Messaging: What Is It Anyway?

Any time Geoff Livingston writes anything about "messaging," I had a tendency to put my cup of coffee down. I'm likely to burn my lip or stain my shirt.

So back on June 16, coffee in hand, I started to put it down shakily as I read the headline of a Livingston post. "Conversation Starters: A Modern View of Messaging." Oh boy, I thought, it's still early here on the West Coast.

But as I read on, I stopped short of the coaster. His post wasn't to point out the evils of message control (as some people use interchangeably with message management), but rather the prompts for companies to reevaluate their messages. It wasn't too early after all.

A Modern View Of Message Management

I'm not really sure where message management became entwined with guarding company secrets or spinning away questions to avoid pertinent answers, but what Livingston describes as the modern view of message management is what I always believed it to be. Externally, it's fluid and responsive to the public. Internally, it's just a way for everyone to be on the same page.
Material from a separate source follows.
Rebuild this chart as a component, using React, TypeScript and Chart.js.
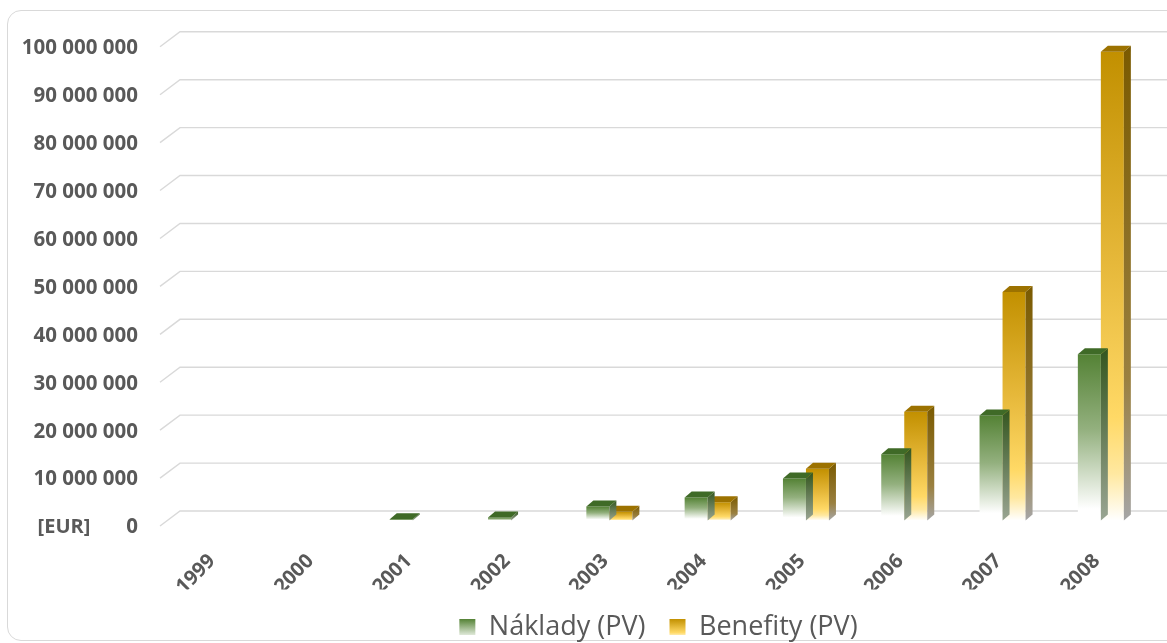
import React, { useEffect, useRef } from "react";
import { Chart, registerables } from "chart.js";

Chart.register(...registerables);

const categories = ["1999", "2000", "2001", "2002", "2003", "2004", "2005", "2006", "2007", "2008"];
const naklady = [0, 0, 250000, 600000, 2900000, 4800000, 8750000, 13800000, 21900000, 34700000];
const benefity = [0, 0, 0, 0, 1800000, 3800000, 10800000, 22700000, 47700000, 97800000];
const seriesNames = ["Náklady (PV)", "Benefity (PV)"];
const axisUnit = "[EUR]";
const yMax = 100000000;
const yStep = 10000000;

const FONT = "'Open Sans', sans-serif";
const TEXT = "#595959";
const DX = 7;
const DY = 6;

const fmt = (v: number) => String(v).replace(/\B(?=(\d{3})+(?!\d))/g, " ");

function frontFill(idx: number) {
  return (c: any) => {
    const chart = c.chart;
    const y = chart.scales && chart.scales.y;
    if (c.type !== "data" || !y || !chart.chartArea) return idx === 0 ? "#548235" : "#E0A800";
    const v = c.parsed ? c.parsed.y : c.raw;
    const top = y.getPixelForValue(v);
    const bot = y.getPixelForValue(0);
    const g = chart.ctx.createLinearGradient(0, top, 0, Math.max(bot, top + 1));
    if (idx === 0) {
      g.addColorStop(0, "#548235");
      g.addColorStop(0.45, "#93b07e");
      g.addColorStop(0.93, "#ffffff");
      g.addColorStop(1, "#ffffff");
    } else {
      g.addColorStop(0, "#C29000");
      g.addColorStop(0.45, "#E6B83A");
      g.addColorStop(0.78, "#FFD966");
      g.addColorStop(0.9, "#FFE8A0");
      g.addColorStop(1, "#FFFFFF");
    }
    return g;
  };
}

const gridPlugin = {
  id: "grid3d",
  beforeDatasetsDraw(chart: any) {
    const { ctx, chartArea, scales } = chart;
    const y = scales.y;
    ctx.save();
    ctx.strokeStyle = "#d9d9d9";
    ctx.lineWidth = 1.4;
    y.ticks.forEach((t: any) => {
      const p = y.getPixelForValue(t.value);
      ctx.beginPath();
      ctx.moveTo(chartArea.left - 7, p + 5.5);
      ctx.lineTo(chartArea.left + 13, p - 9.5);
      ctx.lineTo(chartArea.right + 17, p - 9.5);
      ctx.stroke();
    });
    ctx.restore();
  },
};

const depthPlugin = {
  id: "depth3d",
  afterDatasetDraw(chart: any, args: any) {
    const { ctx } = chart;
    const idx = args.index;
    const meta = args.meta;
    const data = chart.data.datasets[idx].data;
    ctx.save();
    meta.data.forEach((el: any, i: number) => {
      if (!data[i]) return;
      const { x, y, base, width } = el.getProps(["x", "y", "base", "width"], true);
      const l = x - width / 2;
      const r = x + width / 2;
      const sg = ctx.createLinearGradient(0, y - DY, 0, base);
      if (idx === 0) {
        sg.addColorStop(0, "#34561f");
        sg.addColorStop(1, "#9aa592");
      } else {
        sg.addColorStop(0, "#7A5A00");
        sg.addColorStop(0.7, "#9A8040");
        sg.addColorStop(1, "#A6A6A6");
      }
      ctx.fillStyle = sg;
      ctx.beginPath();
      ctx.moveTo(r, y);
      ctx.lineTo(r + DX, y - DY);
      ctx.lineTo(r + DX, base - DY);
      ctx.lineTo(r, base);
      ctx.closePath();
      ctx.fill();
      ctx.fillStyle = idx === 0 ? "#3F6A27" : "#9C7200";
      ctx.beginPath();
      ctx.moveTo(l, y);
      ctx.lineTo(l + DX, y - DY);
      ctx.lineTo(r + DX, y - DY);
      ctx.lineTo(r, y);
      ctx.closePath();
      ctx.fill();
    });
    ctx.restore();
  },
};

const unitPlugin = {
  id: "unitLabel",
  afterDraw(chart: any) {
    const { ctx, scales } = chart;
    ctx.save();
    ctx.font = `bold 20px ${FONT}`;
    ctx.fillStyle = TEXT;
    ctx.textAlign = "center";
    ctx.textBaseline = "middle";
    ctx.fillText(axisUnit, 64, scales.y.getPixelForValue(0) + 7);
    ctx.restore();
  },
};

export default function App() {
  const ref = useRef<HTMLCanvasElement | null>(null);

  useEffect(() => {
    if (!ref.current) return;
    const chart = new Chart(ref.current, {
      type: "bar",
      data: {
        labels: categories,
        datasets: [
          {
            label: seriesNames[0],
            data: naklady,
            backgroundColor: frontFill(0),
            borderWidth: 0,
            categoryPercentage: 0.468,
            barPercentage: 1,
          },
          {
            label: seriesNames[1],
            data: benefity,
            backgroundColor: frontFill(1),
            borderWidth: 0,
            categoryPercentage: 0.468,
            barPercentage: 1,
          },
        ],
      },
      options: {
        animation: false,
        responsive: false,
        devicePixelRatio: 1,
        layout: { padding: { top: 38.5, left: 0, right: 17, bottom: -7.5 } },
        plugins: {
          tooltip: { enabled: false },
          legend: {
            position: "bottom",
            fullSize: false,
            labels: {
              font: { family: FONT, size: 27 },
              color: TEXT,
              boxWidth: 16,
              boxHeight: 16,
              padding: 24,
              generateLabels(chart: any) {
                const items = Chart.defaults.plugins.legend.labels.generateLabels(chart);
                return items.map((it: any, i: number) => {
                  const g = chart.ctx.createLinearGradient(0, 619, 0, 636);
                  if (i === 0) {
                    g.addColorStop(0, "#548235");
                    g.addColorStop(1, "#e8efe3");
                  } else {
                    g.addColorStop(0, "#C29000");
                    g.addColorStop(0.8, "#FFD966");
                    g.addColorStop(1, "#FFF3C8");
                  }
                  return { ...it, fillStyle: g, strokeStyle: "rgba(0,0,0,0)", lineWidth: 0 };
                });
              },
            },
          },
        },
        scales: {
          x: {
            grid: { display: false, drawTicks: false },
            border: { display: false },
            ticks: {
              autoSkip: false,
              maxRotation: 45,
              minRotation: 45,
              padding: 29,
              labelOffset: -4,
              color: TEXT,
              font: { family: FONT, size: 20, weight: "bold" },
            },
            afterFit(s: any) {
              s.height = 69;
            },
          },
          y: {
            min: 0,
            max: yMax,
            grid: { display: false, drawTicks: false },
            border: { display: false },
            ticks: {
              stepSize: yStep,
              padding: 29,
              labelOffset: 7,
              color: TEXT,
              font: { family: FONT, size: 20.5, weight: "bold" },
              callback: (v: any) => fmt(Number(v)),
            },
            afterFit(s: any) {
              s.width = 167;
            },
          },
        },
      },
      plugins: [gridPlugin, depthPlugin, unitPlugin],
    } as any);
    return () => chart.destroy();
  }, []);

  return (
    <div
      style={{
        position: "fixed",
        left: 0,
        top: 0,
        width: 1167,
        height: 643,
        overflow: "hidden",
        background: "#ffffff",
      }}
    >
      <div
        style={{
          position: "absolute",
          left: 7,
          top: 10,
          width: 1300,
          height: 631,
          border: "1px solid #d9d9d9",
          borderRadius: 14,
          boxSizing: "border-box",
        }}
      />
      <canvas ref={ref} width={1167} height={643} style={{ position: "absolute", left: 0, top: 0 }} />
    </div>
  );
}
After all, it takes 80 impressions (some say as many as 240 impressions) before a message begins to stick. So, simply put, if Bob says the best feature is price, and Sally says the best feature is quality, and Fred says the best feature is delivery, then the consumer — much like reading 20 bullet points in a newspaper ad — won't remember any of it. And frankly, chances are that two of the three are wrong anyway. Who knows? Maybe they are all wrong.

So what Livingston proposes in his post is quite simple. What do the customers say it is? Unless they are factually wrong, that is probably what the message ought to be.
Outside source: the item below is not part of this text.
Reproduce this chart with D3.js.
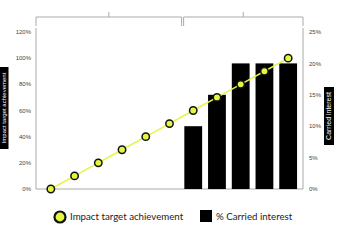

Of course, that's not to say that companies can't start somewhere. Propose any authentic message you want. The lesson here is just don't marry it. Hmmm ... I'll drink to that. Next cup is on me, Mr. Livingston.


Geoff_Livingston on 7/2/09, 11:35 AM said...

Glad you liked the post. You knew I'd come around at some point ;)

Rich on 7/6/09, 8:56 AM said...


I did. And yes, I knew you would come around eventually.

You have more sense than the greater body of communicators, which is why all of us here read your stuff and secretly hold you to a higher standard.